Antika’s mother, Sue Kohengkul, smiles and dips her head when she sets down a tall glass of Thai tea for me to sample. The drink is a creamy tangerine to match the curtains of Thai silk that Antika designed and sewed to decorate Gaati Thai Kitchen, the family’s new restaurant, which opened in October on Eastern Avenue and Horizon Ridge Parkway in Henderson. The tropical flowers in glass-boxed frames are also her creation. Even the tables, the bench, the menus and placemats have been lovingly handcrafted by family. Sue came to the United States from Thailand 30 years ago. She and her sister, Mara Chen, were the original owners of Las Vegas’ Thai Room and later Thai Room 2—the restaurants where Antika grew up. The outgoing Sue always worked the front of the house (usually with her husband, PK) while Mara made magic in the kitchen and Antika bused tables, poured water and played in the back with her brother and cousins until she was old enough to serve. For nearly 20 years, locals and celebrities returned again and again for Mara’s dishes and Sue’s conversation. But, for Sue, the most memorable patron was the visiting princess of Thailand, who liked the food so much she ordered out twice.
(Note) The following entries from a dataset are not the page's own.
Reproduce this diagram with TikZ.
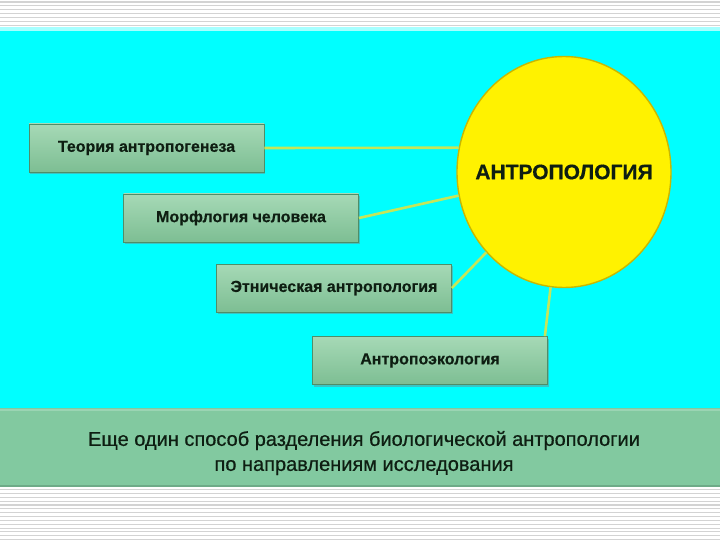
\documentclass[tikz,border=0pt]{standalone}
\usepackage{fontspec}
\setmainfont{Liberation Sans}
\usetikzlibrary{shapes.geometric,shadows}
\definecolor{bgcyan}{HTML}{00FFFF}
\definecolor{bandgreen}{HTML}{82C9A0}
\definecolor{boxtop}{HTML}{A6D9B6}
\definecolor{boxbot}{HTML}{7DBE93}
\definecolor{boxedge}{HTML}{4E8E68}
\definecolor{stripe}{HTML}{D3D3D3}
\definecolor{linkcol}{HTML}{C4E65A}
\definecolor{rim}{HTML}{C9B800}
\definecolor{txt}{HTML}{0E1E12}
\tikzset{
  topic/.style={rectangle, minimum width=235pt, minimum height=48pt, inner sep=0pt,
    top color=boxtop, bottom color=boxbot, draw=boxedge, line width=0.8pt,
    drop shadow={shadow xshift=1pt, shadow yshift=-2pt, opacity=0.45},
    font=\fontsize{16}{18}\selectfont\bfseries\addfontfeature{FakeBold=0.4}, text=txt},
  link/.style={draw=linkcol, line width=2.6pt},
  hub/.style={ellipse, minimum width=214pt, minimum height=231pt, inner sep=0pt,
    fill=yellow, draw=rim, line width=1.4pt},
  hublabel/.style={font=\fontsize{21}{23}\selectfont\bfseries\addfontfeature{FakeBold=0.5}, text=txt, inner sep=0pt},
  caption/.style={align=center, font=\addfontfeature{FakeBold=0.6}\fontsize{20}{25}\selectfont, text=txt}
}
\begin{document}
\begin{tikzpicture}[x=1pt,y=-1pt]
\useasboundingbox (0,0) rectangle (720,540);
% background
\fill[white] (0,0) rectangle (720,540);
\foreach \k in {0,...,7} {\fill[stripe] (0,{1.5+3.85*\k}) rectangle (720,{2.6+3.85*\k});}
\fill[bgcyan!35] (0,27) rectangle (720,31);
\fill[bgcyan] (0,31) rectangle (720,408);
\fill[bandgreen] (0,408) rectangle (720,487);
\fill[bandgreen!80!white] (0,409) rectangle (720,411);
\fill[bandgreen!85!black] (0,485) rectangle (720,487);
\foreach \k in {0,...,13} {\fill[stripe] (0,{489+3.85*\k}) rectangle (720,{490.1+3.85*\k});}
% hub
\node[hub] (circ) at (564,172) {};
\node[hublabel] (hubtxt) at (circ.center) {АНТРОПОЛОГИЯ};
% topics
\node[topic] (b1) at (146.5,148) {Теория антропогенеза};
\node[topic] (b2) at (241,218) {Морфлогия человека};
\node[topic] (b3) at (334,288) {Этническая антропология};
\node[topic] (b4) at (430,360.5) {Антропоэкология};
% links
\draw[link] (b1.east) -- (circ.167);
\draw[link] (b2.east) -- (circ);
\draw[link] (b3.east) -- (circ);
\draw[link] ([xshift=-3pt]b4.north east) -- (circ);
% caption
\node[caption] (cap) at (364,453) {Еще один способ разделения биологической антропологии\\по направлениям исследования};
\end{tikzpicture}
\end{document}
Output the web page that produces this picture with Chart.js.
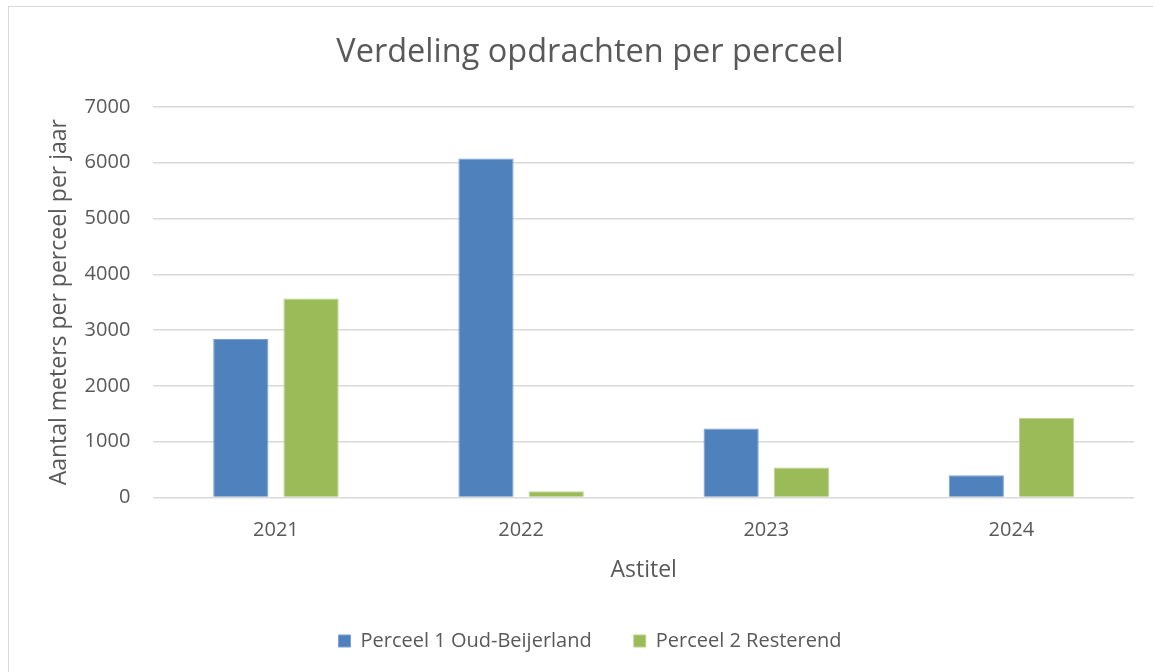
<!DOCTYPE html>
<html>
<head>
<meta charset="utf-8">
<script src="https://cdn.jsdelivr.net/npm/chart.js@4.4.1/dist/chart.umd.min.js"></script>
<style>
  html, body { margin: 0; padding: 0; background: #fff; overflow: hidden; }
  #frame {
    position: absolute; left: 8px; top: 6px;
    width: 1160px; height: 680px;
    border: 1px solid #d9d9d9; box-sizing: border-box;
  }
  #wrap { position: absolute; left: 1px; top: 1px; width: 1144px; height: 665px; }
</style>
</head>
<body>
<div id="frame"><div id="wrap"><canvas id="chart"></canvas></div></div>
<script>
const years = ["2021", "2022", "2023", "2024"];
const perceel1 = [2840, 6075, 1235, 395];
const perceel2 = [3565, 110, 535, 1425];
const yTicks = [0, 1000, 2000, 3000, 4000, 5000, 6000, 7000];

const TEXT = "#595959";
const FONT = "'Open Sans', sans-serif";

new Chart(document.getElementById("chart"), {
  type: "bar",
  data: {
    labels: years,
    datasets: [
      {
        label: "Perceel 1 Oud-Beijerland",
        data: perceel1,
        backgroundColor: "#4f81bd",
        borderColor: "#7ba0d1",
        borderWidth: 1,
        barPercentage: 0.786,
        categoryPercentage: 0.573,
      },
      {
        label: "Perceel 2 Resterend",
        data: perceel2,
        backgroundColor: "#9bbb59",
        borderColor: "#bcd48e",
        borderWidth: 1,
        barPercentage: 0.786,
        categoryPercentage: 0.573,
      },
    ],
  },
  options: {
    responsive: true,
    maintainAspectRatio: false,
    animation: false,
    layout: { padding: { left: 36, right: 20, top: 25, bottom: 12 } },
    plugins: {
      title: {
        display: true,
        text: "Verdeling opdrachten per perceel",
        color: TEXT,
        font: { family: FONT, size: 32.5, weight: "normal" },
        padding: { top: 0, bottom: 35 },
      },
      legend: {
        position: "bottom",
        labels: {
          color: TEXT,
          font: { family: FONT, size: 20 },
          boxWidth: 12,
          boxHeight: 12,
          padding: 42,
        },
      },
      tooltip: { enabled: false },
    },
    scales: {
      x: {
        grid: { display: false, drawTicks: false },
        border: { display: false },
        ticks: { color: TEXT, font: { family: FONT, size: 20 }, padding: 21, maxRotation: 0 },
        title: {
          display: true,
          text: "Astitel",
          color: TEXT,
          font: { family: FONT, size: 23 },
          padding: { top: -7, bottom: 5 },
        },
      },
      y: {
        min: 0,
        max: 7000,
        afterBuildTicks: (axis) => { axis.ticks = yTicks.map((v) => ({ value: v })); },
        grid: { color: "#d9d9d9", lineWidth: 1.5, drawTicks: false },
        border: { display: false },
        ticks: {
          color: TEXT,
          font: { family: FONT, size: 20 },
          padding: 23,
          callback: (val) => String(val),
        },
        title: {
          display: true,
          text: "Aantal meters per perceel per jaar",
          color: TEXT,
          font: { family: FONT, size: 23 },
          padding: { top: 0, bottom: -12 },
        },
      },
    },
  },
});
</script>
</body>
</html>
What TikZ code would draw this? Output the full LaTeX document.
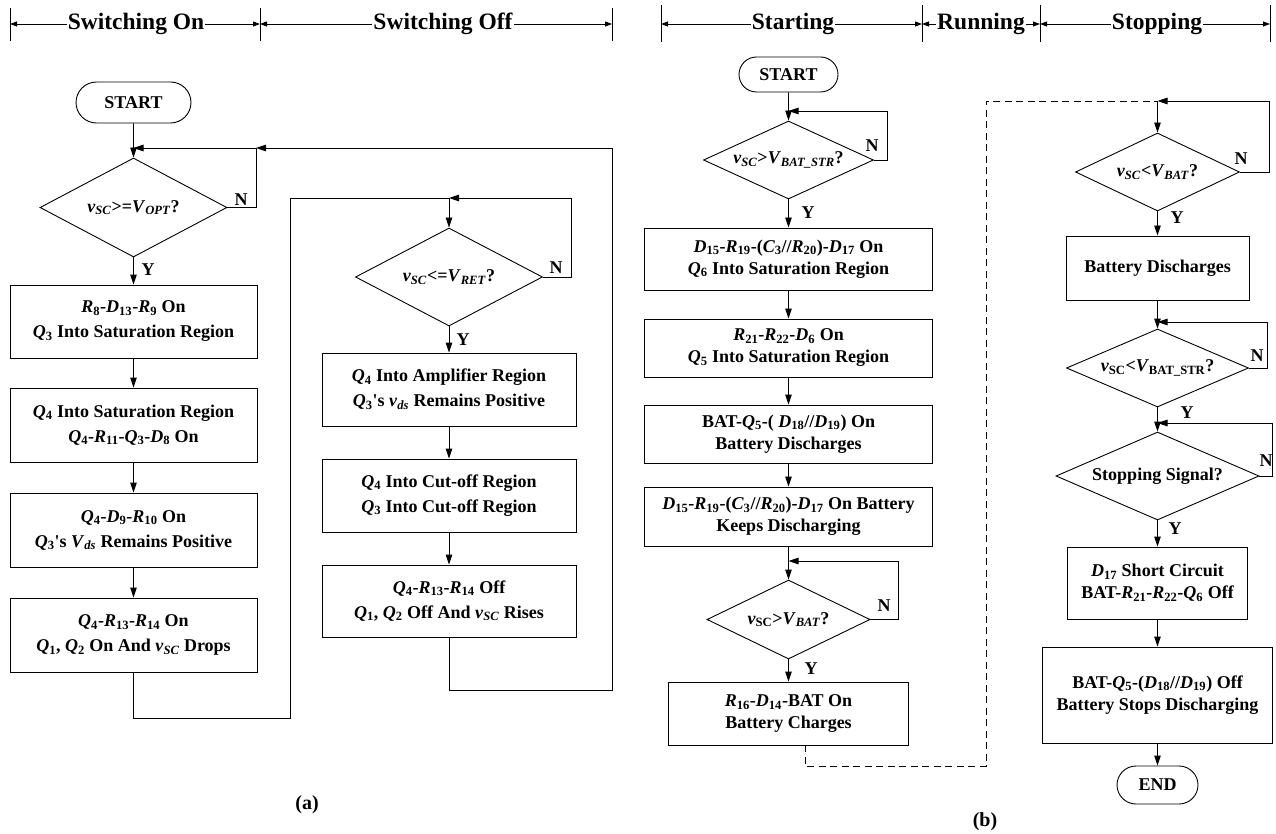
\documentclass[tikz,border=0pt]{standalone}
\usepackage{fontspec}
\setmainfont{Liberation Serif}
\usetikzlibrary{shapes.geometric,shapes.misc,arrows.meta}
\newcommand\isub[2]{\textit{#1}\textsubscript{#2}}
\newcommand\apo{\textquotesingle}
\begin{document}
\begin{tikzpicture}[x=1pt,y=-1pt,
  ln/.style={line width=0.9pt},
  arr/.style={ln,-{Triangle[length=10pt,width=6.5pt]}},
  harr/.style={ln,{Triangle[length=7pt,width=5pt]}-{Triangle[length=7pt,width=5pt]}},
  dsh/.style={ln,dash pattern=on 7pt off 4.5pt},
  txt/.style={font=\bfseries\fontsize{18}{25}\selectfont},
  boxa/.style={draw,ln,rectangle,align=center,inner sep=0pt,txt},
  boxb/.style={boxa,font=\bfseries\fontsize{18}{22}\selectfont},
  term/.style={draw,ln,rounded rectangle,inner sep=0pt,txt},
  dia/.style={draw,ln,diamond,inner sep=0pt,align=center,txt},
  lbl/.style={inner sep=0pt,txt},
  head/.style={fill=white,inner xsep=1pt,inner ysep=0pt,font=\bfseries\fontsize{23.5}{26}\selectfont},
  captxt/.style={inner sep=0pt,font=\bfseries\fontsize{20}{24}\selectfont}
]
\useasboundingbox (0,0) rectangle (1276,834);

% ---------- headers ----------
\foreach \x in {10,260,612} \draw[ln] (\x,8) -- (\x,41);
\foreach \x in {661,922,1040,1270} \draw[ln] (\x,5) -- (\x,42);
\coordinate (hA0) at (10,24); \coordinate (hA1) at (260,24); \coordinate (hA2) at (612,24);
\coordinate (hB0) at (661,24); \coordinate (hB1) at (922,24); \coordinate (hB2) at (1040,24); \coordinate (hB3) at (1270,24);
\draw[harr] (hA0) -- (hA1);
\draw[harr] (hA1) -- (hA2);
\draw[harr] (hB0) -- (hB1);
\draw[harr] (hB1) -- (hB2);
\draw[harr] (hB2) -- (hB3);
\node[head] (tA1) at (136,24) {Switching On};
\node[head] (tA2) at (443,24) {Switching Off};
\node[head] (tB1) at (793,24) {Starting};
\node[head] (tB2) at (981,24) {Running};
\node[head] (tB3) at (1157,24) {Stopping};

% ---------- (a) left column ----------
\node[term,minimum width=115,minimum height=41] (sa) at (133.5,102.5) {START};
\node[dia,aspect=1.89,minimum width=187,minimum height=99] (da1) at (133.5,207.5) {\isub{v}{\textit{SC}}>=\isub{V}{\textit{OPT}}?};
\node[boxa,minimum width=247,minimum height=73] (a1) at (133.5,321.5) {\isub{R}{8}-\isub{D}{13}-\isub{R}{9} On\\\isub{Q}{3} Into Saturation Region};
\node[boxa,minimum width=247,minimum height=74] (a2) at (133.5,425) {\isub{Q}{4} Into Saturation Region\\\isub{Q}{4}-\isub{R}{11}-\isub{Q}{3}-\isub{D}{8} On};
\node[boxa,minimum width=247,minimum height=74] (a3) at (133.5,530) {\isub{Q}{4}-\isub{D}{9}-\isub{R}{10} On\\\isub{Q}{3}\apo s \isub{V}{\textit{ds}} Remains Positive};
\node[boxa,minimum width=247,minimum height=74] (a4) at (133.5,635) {\isub{Q}{4}-\isub{R}{13}-\isub{R}{14} On\\\isub{Q}{1}, \isub{Q}{2} On And \isub{v}{\textit{SC}} Drops};

% ---------- (a) right column ----------
\node[dia,aspect=1.91,minimum width=187,minimum height=98] (da2) at (449,277) {\isub{v}{\textit{SC}}<=\isub{V}{\textit{RET}}?};
\node[boxa,minimum width=254,minimum height=73] (b1) at (449,389.5) {\isub{Q}{4} Into Amplifier Region\\\isub{Q}{3}\apo s \isub{v}{\textit{ds}} Remains Positive};
\node[boxa,minimum width=254,minimum height=73] (b2) at (449,495.5) {\isub{Q}{4} Into Cut-off Region\\\isub{Q}{3} Into Cut-off Region};
\node[boxa,minimum width=254,minimum height=72] (b3) at (449,601) {\isub{Q}{4}-\isub{R}{13}-\isub{R}{14} Off\\\isub{Q}{1}, \isub{Q}{2} Off And \isub{v}{\textit{SC}} Rises};

\coordinate (ma1) at (133.5,148); \coordinate (ma1r) at (256,148);
\coordinate (ca1) at (133.5,718); \coordinate (ca2) at (290,198);
\coordinate (ma2) at (449,198); \coordinate (na2) at (571,198);
\coordinate (cb1) at (449,690); \coordinate (cb2) at (612,148);

\draw[arr] (sa) -- (da1.north);
\draw[arr] (da1.east) -| (ma1r) -- (ma1);
\draw[arr] (da1.south) -- (a1.north);
\draw[arr] (a1) -- (a2);
\draw[arr] (a2) -- (a3);
\draw[arr] (a3) -- (a4);
\draw[ln] (a4.south) -- (ca1) -| (ca2) -- (ma2);
\draw[arr] (ma2) -- (da2.north);
\draw[arr] (da2.east) -| (na2) -- (ma2);
\draw[arr] (da2.south) -- (b1.north);
\draw[arr] (b1) -- (b2);
\draw[arr] (b2) -- (b3);
\draw[arr] (b3.south) -- (cb1) -| (cb2) -- (ma1r);

\node[lbl] (ya1) at (148,270) {Y};
\node[lbl] (na1l) at (241,200) {N};
\node[lbl] (ya2) at (463,340) {Y};
\node[lbl] (na2l) at (556,268) {N};
\node[captxt] (capa) at (307,805) {(a)};

% ---------- (b) starting column ----------
\node[term,minimum width=99,minimum height=35] (sb) at (788.5,74.5) {START};
\node[dia,aspect=2.18,minimum width=170,minimum height=78] (db1) at (788.5,160) {\isub{v}{\textit{SC}}>\isub{V}{\textit{BAT\_STR}}?};
\node[boxb,minimum width=288,minimum height=62] (B1) at (788.5,259) {\isub{D}{15}-\isub{R}{19}-(\isub{C}{3}//\isub{R}{20})-\isub{D}{17} On\\\isub{Q}{6} Into Saturation Region};
\node[boxb,minimum width=288,minimum height=58] (B2) at (788.5,348) {\isub{R}{21}-\isub{R}{22}-\isub{D}{6} On\\\isub{Q}{5} Into Saturation Region};
\node[boxb,minimum width=288,minimum height=58] (B3) at (788.5,434) {BAT-\isub{Q}{5}-( \isub{D}{18}//\isub{D}{19}) On\\Battery Discharges};
\node[boxb,minimum width=288,minimum height=59] (B4) at (788.5,516.5) {\isub{D}{15}-\isub{R}{19}-(\isub{C}{3}//\isub{R}{20})-\isub{D}{17} On Battery\\Keeps Discharging};
\node[dia,aspect=2.06,minimum width=163,minimum height=79] (db2) at (788.5,619.5) {\isub{v}{SC}>\isub{V}{\textit{BAT}}?};
\node[boxb,minimum width=240,minimum height=63] (B5) at (788.5,713.5) {\isub{R}{16}-\isub{D}{14}-BAT On\\Battery Charges};

\coordinate (mb1) at (788.5,111); \coordinate (nb1) at (887,111);
\coordinate (mb2) at (788.5,561); \coordinate (nb2) at (898,561);
\coordinate (dq1) at (805,766); \coordinate (dq2) at (986,101);
\coordinate (mf1) at (1157.5,101);

\draw[arr] (sb) -- (db1.north);
\draw[arr] (db1.east) -| (nb1) -- (mb1);
\draw[arr] (db1.south) -- (B1.north);
\draw[arr] (B1) -- (B2);
\draw[arr] (B2) -- (B3);
\draw[arr] (B3) -- (B4);
\draw[arr] (B4.south) -- (db2.north);
\draw[arr] (db2.east) -| (nb2) -- (mb2);
\draw[arr] (db2.south) -- (B5.north);
\draw[dsh] (B5.south -| dq1) -- (dq1) -| (dq2) -- (mf1);

\node[lbl] (yb1) at (808,213) {Y};
\node[lbl] (nb1l) at (872,146) {N};
\node[lbl] (yb2) at (811,669) {Y};
\node[lbl] (nb2l) at (884,606) {N};

% ---------- (b) stopping column ----------
\node[dia,aspect=2.10,minimum width=164,minimum height=78] (f1) at (1157.5,172) {\isub{v}{\textit{SC}}<\isub{V}{\textit{BAT}}?};
\node[boxb,minimum width=183,minimum height=64] (S1) at (1157.5,268) {Battery Discharges};
\node[dia,aspect=2.33,minimum width=182,minimum height=78] (f2) at (1157.5,368) {\isub{v}{SC}<\isub{V}{BAT\_STR}?};
\node[dia,aspect=2.31,minimum width=203,minimum height=88] (f3) at (1157.5,476) {Stopping Signal?};
\node[boxb,minimum width=180,minimum height=72] (S2) at (1157.5,583) {\isub{D}{17} Short Circuit\\BAT-\isub{R}{21}-\isub{R}{22}-\isub{Q}{6} Off};
\node[boxb,minimum width=230,minimum height=96] (S3) at (1157.5,695) {BAT-\isub{Q}{5}-(\isub{D}{18}//\isub{D}{19}) Off\\Battery Stops Discharging};
\node[term,minimum width=81,minimum height=38] (se) at (1157.5,785) {END};

\coordinate (nf1) at (1269,101);
\coordinate (mf2) at (1157.5,322); \coordinate (nf2) at (1267,322);
\coordinate (mf3) at (1157.5,423); \coordinate (nf3) at (1272,423);

\draw[arr] (mf1) -- (f1.north);
\draw[arr] (f1.east) -| (nf1) -- (mf1);
\draw[arr] (f1.south) -- (S1.north);
\draw[arr] (S1.south) -- (f2.north);
\draw[arr] (f2.east) -| (nf2) -- (mf2);
\draw[arr] (f2.south) -- (f3.north);
\draw[arr] (f3.east) -| (nf3) -- (mf3);
\draw[arr] (f3.south) -- (S2.north);
\draw[arr] (S2) -- (S3);
\draw[arr] (S3) -- (se);

\node[lbl] (yf1) at (1177,218) {Y};
\node[lbl] (nf1l) at (1241,159) {N};
\node[lbl] (yf2) at (1187,413) {Y};
\node[lbl] (nf2l) at (1257,356) {N};
\node[lbl] (yf3) at (1175,529) {Y};
\node[lbl] (nf3l) at (1266,461) {N};
\node[captxt] (capb) at (985,822) {(b)};
\end{tikzpicture}
\end{document}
Antika left for college at Boston’s Northeastern University in 1996, and, by 2005, Sue and Mara decided to take a break and sold Thai Room 2. For the first time in decades, they were out of the restaurant business. Antika, meanwhile, was traveling the country on business, but nowhere could she find dishes as delectable as the ones she grew up on. So she encouraged her mother and aunt to get back in the game and open Gaati. She wasn’t alone in this recommendation: For years, former customers would stop the sisters around town and ask when they might open a new restaurant. Gaati—the name means coconut milk, a common base for many Thai dishes—reflects the involvement of the family’s younger generation. The girls who grew up in the restaurants—Antika and her cousin Julie Quinones—worked with their mothers to create a health-conscious menu featuring family recipes.
The kids also made sure to start the new restaurant with a detailed business plan. Antika’s research confirmed that, in the right location, with the older generation’s wisdom, talent, work ethic and reputation, Gaati was a fail-safe endeavor—even in this economy. And she knew her mother and her aunt needed this; after six years off, they were growing restless. After designing the Gaati interiors, getting the place opened and working the tables for several weeks, Antika must now return to New York and the world of finance. But she says her time back in Las Vegas has been one of the best investments she’s ever made. “I’d rather put my money toward helping family, versus buying shoes,” she says. “At the end of the day, you get more return.”